Verzoek aan Badings
Toen ik begin Januari, op een kamermuziekavond van het Concertgebouw de eerste uitvoering bijwoonde van Badings' nieuwe strijktrio dacht ik: Classicistische motiefjes, technisch knap bearbeid, doch zonder persoonlijk perspectief, zonder oorspronkelijke verwerking van het geleende, van het geadopteerde materiaal, zonder diepgang. Maar ik dacht eveneens: laat ik mij wellicht beïnvloeden door herinneringen die niets uitstaande hebben met muziek? Toen ik kort geleden Bodi Rapp de nieuwe Chansons orientales hoorde zingen, dacht ik: Hoe kan iemand zich zo vergissen? Hoe kan iemand de oppervlakkige, slordige Franse vertaling van een Chinese tekst door Franz Toussaint kiezen boven de zoveel expressievere Duitse lezing van Hans Bethge? Hoe durft iemand zich meten met het onvergelijkelijk suggestieve en elegische No. 4 van Mahlers Lied von der Erde, tenzij hij zich in muzisch enthousiasme met absolute zekerheid gemetamorphoseerd voelt tot een ziener der schoonheid als Mahler, of, (wat hier bij Badings klaarblijkelijk het geval was) tenzij hij zich onvergeeflijk lichtzinnig en ijdel waagt aan de weddenschap tegen een genie, dat alle resonans dezer verzen reeds had uitgedrukt. Hoe kan iemand, die werkelijk componist is, zich zo luchthartig gedragen? Maar ik dacht tevens: Is het billijk om de nauwe horizon van Badings te vergelijken (hoewel hij tart tot vergelijking) met Mahlers onbegrensde horizon van het zuiverst azuur? Ben ik onpartijdig genoeg om Badings een dwergje te mogen noemen naast deze halfgod?

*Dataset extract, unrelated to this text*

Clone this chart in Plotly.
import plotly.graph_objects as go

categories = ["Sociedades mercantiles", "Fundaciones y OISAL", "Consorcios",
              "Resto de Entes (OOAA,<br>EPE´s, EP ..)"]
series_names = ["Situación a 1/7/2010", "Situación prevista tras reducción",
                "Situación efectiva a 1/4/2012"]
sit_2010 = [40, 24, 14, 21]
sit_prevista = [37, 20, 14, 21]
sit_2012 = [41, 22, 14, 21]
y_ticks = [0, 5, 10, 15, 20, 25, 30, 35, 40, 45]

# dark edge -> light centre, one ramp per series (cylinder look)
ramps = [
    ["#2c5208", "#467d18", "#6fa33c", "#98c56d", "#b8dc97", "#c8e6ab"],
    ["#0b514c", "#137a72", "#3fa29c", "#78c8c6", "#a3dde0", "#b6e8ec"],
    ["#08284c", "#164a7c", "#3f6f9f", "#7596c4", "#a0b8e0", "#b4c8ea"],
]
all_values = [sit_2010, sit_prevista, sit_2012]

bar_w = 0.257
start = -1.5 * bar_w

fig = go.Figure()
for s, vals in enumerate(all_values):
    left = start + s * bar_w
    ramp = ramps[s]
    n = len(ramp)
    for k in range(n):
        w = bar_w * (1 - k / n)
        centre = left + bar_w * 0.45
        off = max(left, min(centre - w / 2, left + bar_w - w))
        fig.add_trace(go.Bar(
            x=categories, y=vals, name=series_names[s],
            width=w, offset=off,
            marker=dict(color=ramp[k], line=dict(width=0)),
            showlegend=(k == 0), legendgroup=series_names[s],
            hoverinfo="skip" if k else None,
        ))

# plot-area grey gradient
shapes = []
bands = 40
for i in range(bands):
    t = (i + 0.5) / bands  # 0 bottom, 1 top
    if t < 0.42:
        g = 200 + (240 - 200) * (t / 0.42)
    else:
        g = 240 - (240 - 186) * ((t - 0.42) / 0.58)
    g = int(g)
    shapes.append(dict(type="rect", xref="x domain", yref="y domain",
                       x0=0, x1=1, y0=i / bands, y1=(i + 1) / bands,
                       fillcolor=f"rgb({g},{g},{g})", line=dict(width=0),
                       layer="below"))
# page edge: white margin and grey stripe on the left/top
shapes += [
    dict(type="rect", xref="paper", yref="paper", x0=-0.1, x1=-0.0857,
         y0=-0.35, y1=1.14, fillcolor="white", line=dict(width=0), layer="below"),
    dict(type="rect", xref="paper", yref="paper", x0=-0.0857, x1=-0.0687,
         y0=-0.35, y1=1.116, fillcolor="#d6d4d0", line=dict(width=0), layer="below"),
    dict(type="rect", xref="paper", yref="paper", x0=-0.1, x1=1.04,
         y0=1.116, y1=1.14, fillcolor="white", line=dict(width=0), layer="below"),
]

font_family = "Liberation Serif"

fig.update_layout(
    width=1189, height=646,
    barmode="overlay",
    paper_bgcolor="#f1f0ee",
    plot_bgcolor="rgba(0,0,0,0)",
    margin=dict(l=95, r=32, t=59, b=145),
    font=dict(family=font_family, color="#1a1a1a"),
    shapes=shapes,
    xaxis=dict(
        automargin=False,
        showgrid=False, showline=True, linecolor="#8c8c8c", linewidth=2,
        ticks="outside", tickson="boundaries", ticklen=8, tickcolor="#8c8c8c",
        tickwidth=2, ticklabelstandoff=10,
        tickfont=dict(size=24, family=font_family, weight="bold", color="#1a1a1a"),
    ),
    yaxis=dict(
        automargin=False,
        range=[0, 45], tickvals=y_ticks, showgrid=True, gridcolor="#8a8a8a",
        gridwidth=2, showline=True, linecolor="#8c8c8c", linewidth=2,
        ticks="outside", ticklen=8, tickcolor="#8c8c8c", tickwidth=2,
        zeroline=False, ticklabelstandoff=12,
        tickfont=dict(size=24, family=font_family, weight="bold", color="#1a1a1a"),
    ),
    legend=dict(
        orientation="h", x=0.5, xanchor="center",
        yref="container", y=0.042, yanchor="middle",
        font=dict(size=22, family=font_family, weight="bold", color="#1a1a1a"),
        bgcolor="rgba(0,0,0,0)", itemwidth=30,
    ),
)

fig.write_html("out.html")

Toen ik vorige week het Nederlands Kamerkoor van Felix de Nobel, wederom op een kamermuziekavond van het Concertgebouw, de liederencyclus ‘Maria’ van Badings gedurende meer dan vijftig minuten hoorde voordragen, dacht ik opnieuw: Hoe is het mogelijk, dat iemand, die wat echte, spontane artisticiteit heeft, het in zijn hoofd haalt om veertien Duitse verzen te gaan bloemlezen, die, op drie na, zo onuitstaanbaar zoetig, zo kwezelig sentimenteel geaffecteerd zijn, dat men ze niet in 't Hollands zou kunnen vertalen zonder hun een airtje te geven van religieuze parodie en persiflage? Hoe kan Badings dergelijke wansmakelijkheden met enige oprechtheid becomponeren? Hij moet de kluts compleet kwijt zijn, of zijn publiek willens in 't ootje nemen, dat hij het bestaan durft om in het ene liedje Bach na te apen, in het andere Brahms, in het volgende Mahler, in een vierde Hubert Cuypers, en zo verder. Hij moet ook alle fantasie en begrip van koortechniek verloren hebben om de zangstemmen bijna voortdurend te tekenen in rudimentaire evenwijdige lijnen, en zich daarbij te verbeelden, dat hij de vele aspecten uitbuit, die in de samenstelling van een koor besloten liggen! Hoe is 't mogelijk om blindelings van kwaad tot erger te vervallen en haast een uur lang te volharden in het improviseren van inconsistente banaliteiten, zonder dat de auteur zijn eigen leegte bemerkt? Hoe is 't mogelijk dat Badings de inhoud van het vers ‘O, schmerzensreiche Mutter, hör' mein Flehen’ vierkant negeert door de woorden te vertolken met een hupse, plezierige, jolige, en zo hardnekkige fuga, dat zij ten slotte clownesk en harlekijns wordt? Telkens vroeg ik mij af: Hoe is dat bestaanbaar? Wat gebeurt er bij Badings? Maar tevens dacht ik weer: Elf op de veertien liederen is te bar. Niemand zal dat willen geloven. Zou ik niet tactischer doen met te onderstrepen dat ‘Marienlied’ een mooie afloop heeft, dat ‘Auf der Flucht’ betrekkelijk
beter is dan het overige en ‘Pieta’ tamelijk goed? Zou het niet geschikter zijn, dat ik de rest van de weeë zoetekoek maskeer, om elke argwaan te vermijden, dat er ‘politiek’ zit achter mijn beoordeling?
Uit deze vraag zelfs zullen Badings en degenen die zijn concerten bedisselen nog een gevoel van schuld kunnen distilleren om zich martelaars te achten. Zij begrepen weinig. Zal Badings begrijpen, dat het ons veel waard zou zijn, wanneer hij slechts voortreffelijke muziek componeerde?